沈氏心裡記掛着錦瀾,便又說道:“秋的節禮便比照以往的辦吧?除了親戚和往來交好的府邸,其餘的兒媳認爲可略減兩層,畢竟老爺馬上要上京續職,若再同往年一般,怕是會讓人起心思。”
以往雖是韶姨娘管着這些,但仍會將單子交給沈氏過目,各種節禮應對不同的人家,她自是清清楚楚。只是葉霖就要上京,若是這時再送厚禮,怕那些官場上的老爺們就要琢磨着他是否想留任了。

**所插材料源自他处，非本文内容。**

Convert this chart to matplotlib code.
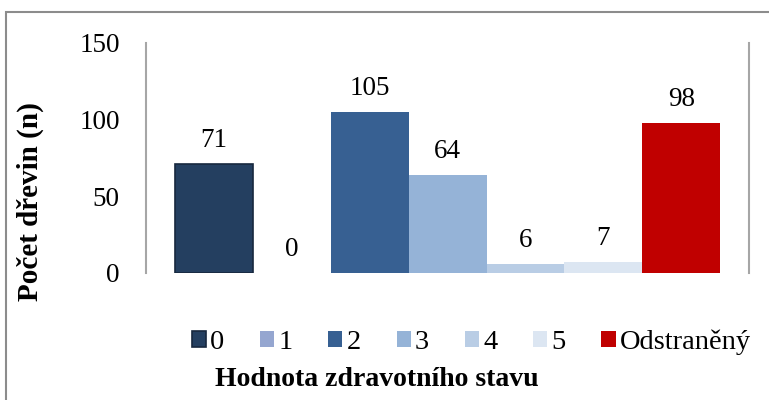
import matplotlib.pyplot as plt
from matplotlib.patches import Rectangle

plt.rcParams['font.family'] = ['Liberation Serif', 'DejaVu Serif']

# data
categories = ['0', '1', '2', '3', '4', '5', 'Odstraněný']
counts = [71, 0, 105, 64, 6, 7, 98]
colors = ['#243F60', '#95A6D0', '#376092', '#95B3D7', '#B9CDE5', '#DCE6F2', '#C00000']
edges = ['#17283E', None, None, None, None, None, None]
y_ticks = [0, 50, 100, 150]

fig = plt.figure(figsize=(7.69, 4.0), dpi=100)
ax = fig.add_axes([0.190, 0.3175, 0.784, 0.575])

handles = []
for i, (cat, val, col, ed) in enumerate(zip(categories, counts, colors, edges)):
    if ed is not None:
        b = ax.bar(i, val, width=1.0, color=col, edgecolor=ed, linewidth=1.2, label=cat)
    else:
        b = ax.bar(i, val, width=1.0, color=col, linewidth=0, label=cat)
    handles.append(b)
    ax.annotate(str(val), (i, val), xytext=(0, 17), textcoords='offset points',
                ha='center', va='center', fontsize=19.5)

ax.set_xlim(-0.87, 6.87)
ax.set_ylim(0, 150)
ax.set_yticks(y_ticks)
ax.tick_params(axis='y', length=0, pad=19, labelsize=19.5)
ax.set_xticks([])
for s in ['top', 'bottom']:
    ax.spines[s].set_visible(False)
for s in ['left', 'right']:
    ax.spines[s].set_color('#A6A6A6')
    ax.spines[s].set_linewidth(1.5)

fig.text(0.039, 0.495, 'Počet dřevin (n)', rotation=90, ha='center', va='center',
         fontsize=21, fontweight='bold')
fig.text(0.490, 0.05, 'Hodnota zdravotního stavu', ha='center', va='center',
         fontsize=20, fontweight='bold')

leg = fig.legend(handles=handles, labels=categories, ncol=7, loc='center',
                 bbox_to_anchor=(0.613, 0.145), frameon=False, fontsize=20.5,
                 handlelength=0.5, handleheight=0.5, handletextpad=0.15,
                 columnspacing=1.25, borderaxespad=0)

# chart frame
fig.patches.append(Rectangle((6 / 769, -0.1), 1.2, 0.1 + 1 - 12 / 400,
                             transform=fig.transFigure, fill=False,
                             edgecolor='#8C8C8C', linewidth=1.5))

fig.savefig('out.png', dpi=100)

巡鹽御史這位置是塊肥差,不少人在底下盯着,節骨眼上萬一出個什麼事,小事都能化大,大事就更不得了了。因此還不如減免一些,雖看上去失禮,實則給衆人一粒定心丸,同時也是爲葉霖留一條後路。
葉老太太滿意的看了沈氏一眼,“就這麼辦吧。”這媳婦儘管怎麼看都不順眼,起碼辦事還是個妥當的,想着便破天荒的關心了沈氏一句:“這些時日府裡的事多,你身子也不大好,要仔細些。”
沈氏心裡閃過一絲訝然,笑笑應了,便起身告辭,匆匆往瀾園去。